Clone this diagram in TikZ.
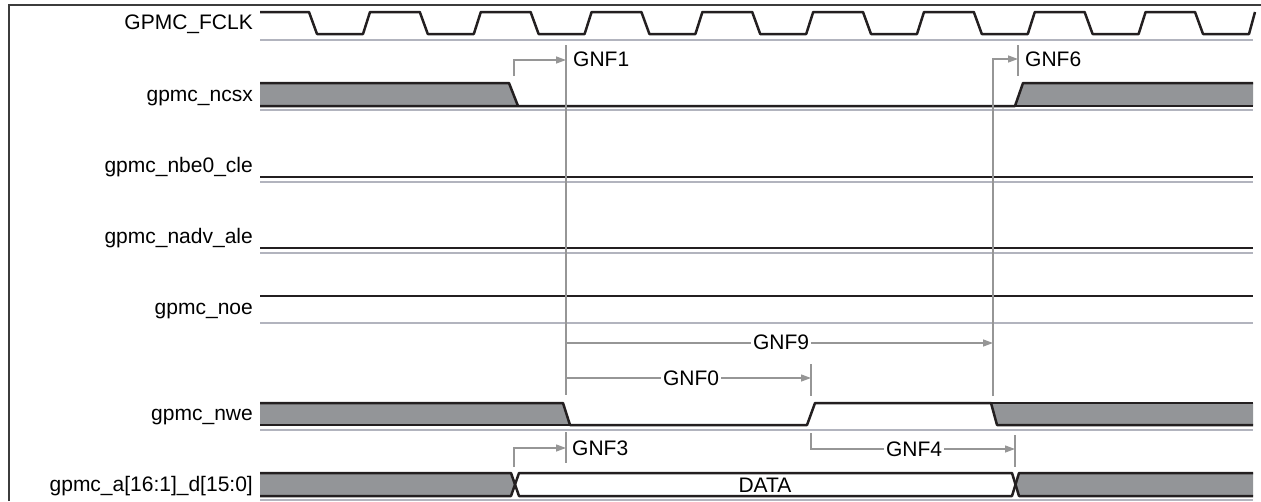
\documentclass[tikz,border=0pt]{standalone}
\usepackage{fontspec}
\setmainfont{Liberation Sans}
\usepackage{tikz}
\usetikzlibrary{arrows.meta, positioning, calc}
\definecolor{sigblack}{RGB}{35, 31, 32}
\definecolor{busgray}{RGB}{147, 149, 152}
\definecolor{basegray}{RGB}{178, 180, 190}
\definecolor{markgray}{RGB}{150, 150, 150}
\definecolor{framegray}{RGB}{60, 60, 60}

\begin{document}
\begin{tikzpicture}[x=1pt, y=-1pt, >={Triangle[length=10pt, width=7pt]},
    every node/.style={font=\fontsize{21}{25}\selectfont, inner sep=0pt},
    sig/.style={line width=2.5pt, sigblack, line join=round},
    baseline/.style={line width=1.6pt, basegray},
    markline/.style={line width=1.3pt, markgray},
    sigfill/.style={fill=busgray},
    siglabel/.style={anchor=base east},
    gnflabel/.style={anchor=west},
    gnfmid/.style={fill=white, inner xsep=2pt, inner ysep=1pt}]
    \useasboundingbox (0,0) rectangle (1261,501);
    \draw[line width=1.5pt, framegray] (9,501) -- (9,5) -- (1261,5);
    \node[siglabel] (lclk) at (253,29) {GPMC\_FCLK};
    \node[siglabel] (lncsx) at (253,101) {gpmc\_ncsx};
    \node[siglabel] (lcle) at (253,172) {gpmc\_nbe0\_cle};
    \node[siglabel] (lale) at (253,243) {gpmc\_nadv\_ale};
    \node[siglabel] (lnoe) at (253,314) {gpmc\_noe};
    \node[siglabel] (lnwe) at (253,420) {gpmc\_nwe};
    \node[siglabel] (lad) at (253,491) {gpmc\_a[16:1]\_d[15:0]};
    \draw[sig] (260,12) \foreach \k in {0,...,7} { -- ({309+110.8*\k},12) -- ({317+110.8*\k},34) -- ({363+110.8*\k},34) -- ({370+110.8*\k},12) } -- (1195,12) -- (1203,34) -- (1249,34) -- (1255,12);
    \draw[baseline] (260,40) -- (1253,40);
    \fill[sigfill] (260,83) -- (509,83) -- (518,106) -- (260,106) -- cycle;
    \fill[sigfill] (1015,106) -- (1023,83) -- (1253,83) -- (1253,106) -- cycle;
    \draw[sig] (260,83) -- (509,83) -- (518,106);
    \draw[sig] (260,106) -- (1015,106) -- (1023,83) -- (1253,83);
    \draw[sig] (1015,106) -- (1253,106);
    \draw[baseline] (260,110) -- (1253,110);
    \draw[sig] (260,177) -- (1253,177);
    \draw[baseline] (260,182) -- (1253,182);
    \draw[sig] (260,248) -- (1253,248);
    \draw[baseline] (260,253) -- (1253,253);
    \draw[sig] (260,296) -- (1253,296);
    \draw[baseline] (260,323) -- (1253,323);
    \fill[sigfill] (260,403) -- (563,403) -- (570,425) -- (260,425) -- cycle;
    \fill[sigfill] (991,403) -- (1253,403) -- (1253,425) -- (997,425) -- cycle;
    \draw[sig] (260,403) -- (563,403) -- (570,425) -- (807,425) -- (815,403) -- (991,403) -- (997,425) -- (1253,425);
    \draw[sig] (260,425) -- (570,425);
    \draw[sig] (991,403) -- (1253,403);
    \draw[baseline] (260,430) -- (1253,430);
    \fill[sigfill] (260,473) -- (511,473) -- (515,484.5) -- (511,496) -- (260,496) -- cycle;
    \fill[sigfill] (1253,473) -- (1019,473) -- (1015.5,484.5) -- (1019,496) -- (1253,496) -- cycle;
    \draw[sig] (260,473) -- (511,473) -- (519,496) -- (1012,496) -- (1019,473) -- (1253,473);
    \draw[sig] (260,496) -- (511,496) -- (519,473) -- (1012,473) -- (1019,496) -- (1253,496);
    \draw[baseline] (260,500) -- (1253,500);
    \node (data) at (765,485) {DATA};
    \draw[markline] (566,45) -- (566,395);
    \draw[markline, ->] (514,76) |- (566,60);
    \node[gnflabel] (gnf1) at (573,59) {GNF1};
    \draw[markline] (1018,45) -- (1018,76);
    \draw[markline, ->] (993,396) |- (1018,59);
    \node[gnflabel] (gnf6) at (1025,59) {GNF6};
    \draw[markline, ->] (566,343) -- (993,343);
    \node[gnfmid] (gnf9) at (781,342) {GNF9};
    \draw[markline] (811,364) -- (811,396);
    \draw[markline, ->] (566,378) -- (811,378);
    \node[gnfmid] (gnf0) at (691,378) {GNF0};
    \draw[markline] (566,432) -- (566,463);
    \draw[markline, ->] (514,467) |- (566,448);
    \node[gnflabel] (gnf3) at (572,448) {GNF3};
    \draw[markline] (1015,435) -- (1015,467);
    \draw[markline, ->] (811,433) |- (1015,449);
    \node[gnfmid] (gnf4) at (914,449) {GNF4};
\end{tikzpicture}
\end{document}
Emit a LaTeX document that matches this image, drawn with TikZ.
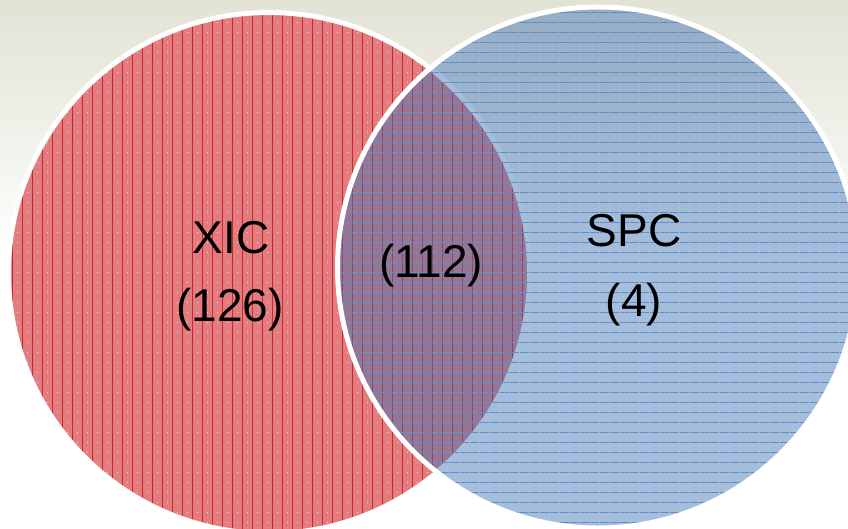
\documentclass[tikz,border=0pt]{standalone}
\usepackage{fontspec}
\setmainfont{Liberation Sans}
\definecolor{bgtop}{RGB}{226,226,213}
\definecolor{redfill}{RGB}{226,124,126}
\definecolor{redline}{RGB}{202,38,46}
\definecolor{bluebase}{RGB}{56,111,178}
\definecolor{blueline}{RGB}{100,140,202}
\tikzset{
  hatchred/.style={draw=redline, line width=0.6pt},
  dotwhite/.style={draw=white, opacity=0.7, line width=0.9pt, dash pattern=on 0.9pt off 9.1pt},
  hatchblue/.style={draw=blueline, line width=0.7pt, dash pattern=on 8.6pt off 1.4pt},
  rim/.style={draw=white, line width=5pt},
  lbl/.style={font=\fontsize{46}{50}\selectfont, text=black, anchor=base, inner sep=0pt}
}
\begin{document}
\begin{tikzpicture}[x=1pt,y=-1pt]
\useasboundingbox (0,0) rectangle (848,529);
% background
\fill[white] (0,0) rectangle (848,529);
\shade[top color=bgtop, bottom color=white] (0,0) rectangle (848,260);
% left set
\begin{scope}
  \clip (269,273) circle[radius=260.5];
  \fill[redfill] (0,0) rectangle (848,529);
  \foreach \x in {2,12,...,532} {
    \draw[hatchred] (\x,0) -- (\x,529);
    \draw[dotwhite] (\x+5,2) -- (\x+5,529);
  }
\end{scope}
\draw[rim] (269,273) circle[radius=260.5];
% right set
\begin{scope}
  \clip (598,267.5) circle[radius=260.5];
  \fill[bluebase, opacity=0.45] (0,0) rectangle (848,529);
  \foreach \y in {2,12,...,532} {
    \draw[hatchblue] (330,\y) -- (860,\y);
  }
\end{scope}
\draw[rim] (598,267.5) circle[radius=260.5];
% labels
\node[lbl] (xic) at (231,254) {XIC};
\node[lbl] (xicn) at (230,321) {(126)};
\node[lbl] (both) at (431,277) {(112)};
\node[lbl] (spc) at (634,247) {SPC};
\node[lbl] (spcn) at (634,316) {(4)};
\end{tikzpicture}
\end{document}
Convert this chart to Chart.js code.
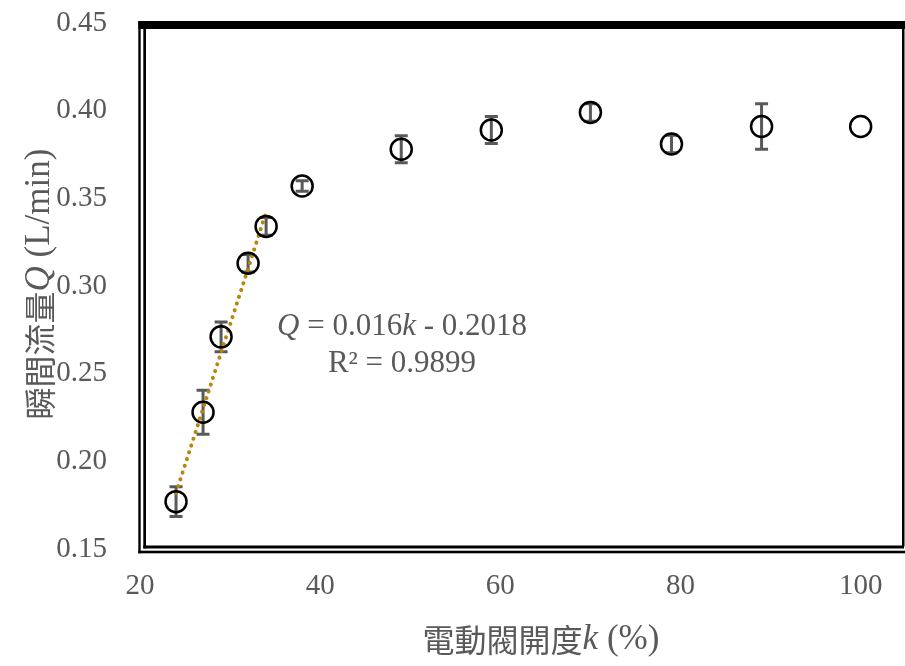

• • •

▸ Task
Do not copy the pictures, but repeat every line exactly.

▸ Answer below
Clone this diagram in TikZ.
\documentclass[tikz,border=0pt]{standalone}
\usepackage{fontspec}
\setmainfont{Liberation Sans}
\usepackage{tikz}
\usetikzlibrary{arrows.meta, positioning, calc}
\definecolor{sigblack}{RGB}{35, 31, 32}
\definecolor{busgray}{RGB}{147, 149, 152}
\definecolor{basegray}{RGB}{178, 180, 190}
\definecolor{markgray}{RGB}{150, 150, 150}
\definecolor{framegray}{RGB}{60, 60, 60}

\begin{document}
\begin{tikzpicture}[x=1pt, y=-1pt, >={Triangle[length=10pt, width=7pt]},
    every node/.style={font=\fontsize{21}{25}\selectfont, inner sep=0pt},
    sig/.style={line width=2.5pt, sigblack, line join=round},
    baseline/.style={line width=1.6pt, basegray},
    markline/.style={line width=1.3pt, markgray},
    sigfill/.style={fill=busgray},
    siglabel/.style={anchor=base east},
    gnflabel/.style={anchor=west},
    gnfmid/.style={fill=white, inner xsep=2pt, inner ysep=1pt}]
    \useasboundingbox (0,0) rectangle (1261,501);
    \draw[line width=1.5pt, framegray] (9,501) -- (9,5) -- (1261,5);
    \node[siglabel] (lclk) at (253,29) {GPMC\_FCLK};
    \node[siglabel] (lncsx) at (253,101) {gpmc\_ncsx};
    \node[siglabel] (lcle) at (253,172) {gpmc\_nbe0\_cle};
    \node[siglabel] (lale) at (253,243) {gpmc\_nadv\_ale};
    \node[siglabel] (lnoe) at (253,314) {gpmc\_noe};
    \node[siglabel] (lnwe) at (253,420) {gpmc\_nwe};
    \node[siglabel] (lad) at (253,491) {gpmc\_a[16:1]\_d[15:0]};
    \draw[sig] (260,12) \foreach \k in {0,...,7} { -- ({309+110.8*\k},12) -- ({317+110.8*\k},34) -- ({363+110.8*\k},34) -- ({370+110.8*\k},12) } -- (1195,12) -- (1203,34) -- (1249,34) -- (1255,12);
    \draw[baseline] (260,40) -- (1253,40);
    \fill[sigfill] (260,83) -- (509,83) -- (518,106) -- (260,106) -- cycle;
    \fill[sigfill] (1015,106) -- (1023,83) -- (1253,83) -- (1253,106) -- cycle;
    \draw[sig] (260,83) -- (509,83) -- (518,106);
    \draw[sig] (260,106) -- (1015,106) -- (1023,83) -- (1253,83);
    \draw[sig] (1015,106) -- (1253,106);
    \draw[baseline] (260,110) -- (1253,110);
    \draw[sig] (260,177) -- (1253,177);
    \draw[baseline] (260,182) -- (1253,182);
    \draw[sig] (260,248) -- (1253,248);
    \draw[baseline] (260,253) -- (1253,253);
    \draw[sig] (260,296) -- (1253,296);
    \draw[baseline] (260,323) -- (1253,323);
    \fill[sigfill] (260,403) -- (563,403) -- (570,425) -- (260,425) -- cycle;
    \fill[sigfill] (991,403) -- (1253,403) -- (1253,425) -- (997,425) -- cycle;
    \draw[sig] (260,403) -- (563,403) -- (570,425) -- (807,425) -- (815,403) -- (991,403) -- (997,425) -- (1253,425);
    \draw[sig] (260,425) -- (570,425);
    \draw[sig] (991,403) -- (1253,403);
    \draw[baseline] (260,430) -- (1253,430);
    \fill[sigfill] (260,473) -- (511,473) -- (515,484.5) -- (511,496) -- (260,496) -- cycle;
    \fill[sigfill] (1253,473) -- (1019,473) -- (1015.5,484.5) -- (1019,496) -- (1253,496) -- cycle;
    \draw[sig] (260,473) -- (511,473) -- (519,496) -- (1012,496) -- (1019,473) -- (1253,473);
    \draw[sig] (260,496) -- (511,496) -- (519,473) -- (1012,473) -- (1019,496) -- (1253,496);
    \draw[baseline] (260,500) -- (1253,500);
    \node (data) at (765,485) {DATA};
    \draw[markline] (566,45) -- (566,395);
    \draw[markline, ->] (514,76) |- (566,60);
    \node[gnflabel] (gnf1) at (573,59) {GNF1};
    \draw[markline] (1018,45) -- (1018,76);
    \draw[markline, ->] (993,396) |- (1018,59);
    \node[gnflabel] (gnf6) at (1025,59) {GNF6};
    \draw[markline, ->] (566,343) -- (993,343);
    \node[gnfmid] (gnf9) at (781,342) {GNF9};
    \draw[markline] (811,364) -- (811,396);
    \draw[markline, ->] (566,378) -- (811,378);
    \node[gnfmid] (gnf0) at (691,378) {GNF0};
    \draw[markline] (566,432) -- (566,463);
    \draw[markline, ->] (514,467) |- (566,448);
    \node[gnflabel] (gnf3) at (572,448) {GNF3};
    \draw[markline] (1015,435) -- (1015,467);
    \draw[markline, ->] (811,433) |- (1015,449);
    \node[gnfmid] (gnf4) at (914,449) {GNF4};
\end{tikzpicture}
\end{document}
Emit a LaTeX document that matches this image, drawn with TikZ.
\documentclass[tikz,border=0pt]{standalone}
\usepackage{fontspec}
\setmainfont{Liberation Sans}
\definecolor{bgtop}{RGB}{226,226,213}
\definecolor{redfill}{RGB}{226,124,126}
\definecolor{redline}{RGB}{202,38,46}
\definecolor{bluebase}{RGB}{56,111,178}
\definecolor{blueline}{RGB}{100,140,202}
\tikzset{
  hatchred/.style={draw=redline, line width=0.6pt},
  dotwhite/.style={draw=white, opacity=0.7, line width=0.9pt, dash pattern=on 0.9pt off 9.1pt},
  hatchblue/.style={draw=blueline, line width=0.7pt, dash pattern=on 8.6pt off 1.4pt},
  rim/.style={draw=white, line width=5pt},
  lbl/.style={font=\fontsize{46}{50}\selectfont, text=black, anchor=base, inner sep=0pt}
}
\begin{document}
\begin{tikzpicture}[x=1pt,y=-1pt]
\useasboundingbox (0,0) rectangle (848,529);
% background
\fill[white] (0,0) rectangle (848,529);
\shade[top color=bgtop, bottom color=white] (0,0) rectangle (848,260);
% left set
\begin{scope}
  \clip (269,273) circle[radius=260.5];
  \fill[redfill] (0,0) rectangle (848,529);
  \foreach \x in {2,12,...,532} {
    \draw[hatchred] (\x,0) -- (\x,529);
    \draw[dotwhite] (\x+5,2) -- (\x+5,529);
  }
\end{scope}
\draw[rim] (269,273) circle[radius=260.5];
% right set
\begin{scope}
  \clip (598,267.5) circle[radius=260.5];
  \fill[bluebase, opacity=0.45] (0,0) rectangle (848,529);
  \foreach \y in {2,12,...,532} {
    \draw[hatchblue] (330,\y) -- (860,\y);
  }
\end{scope}
\draw[rim] (598,267.5) circle[radius=260.5];
% labels
\node[lbl] (xic) at (231,254) {XIC};
\node[lbl] (xicn) at (230,321) {(126)};
\node[lbl] (both) at (431,277) {(112)};
\node[lbl] (spc) at (634,247) {SPC};
\node[lbl] (spcn) at (634,316) {(4)};
\end{tikzpicture}
\end{document}
Convert this chart to Chart.js code.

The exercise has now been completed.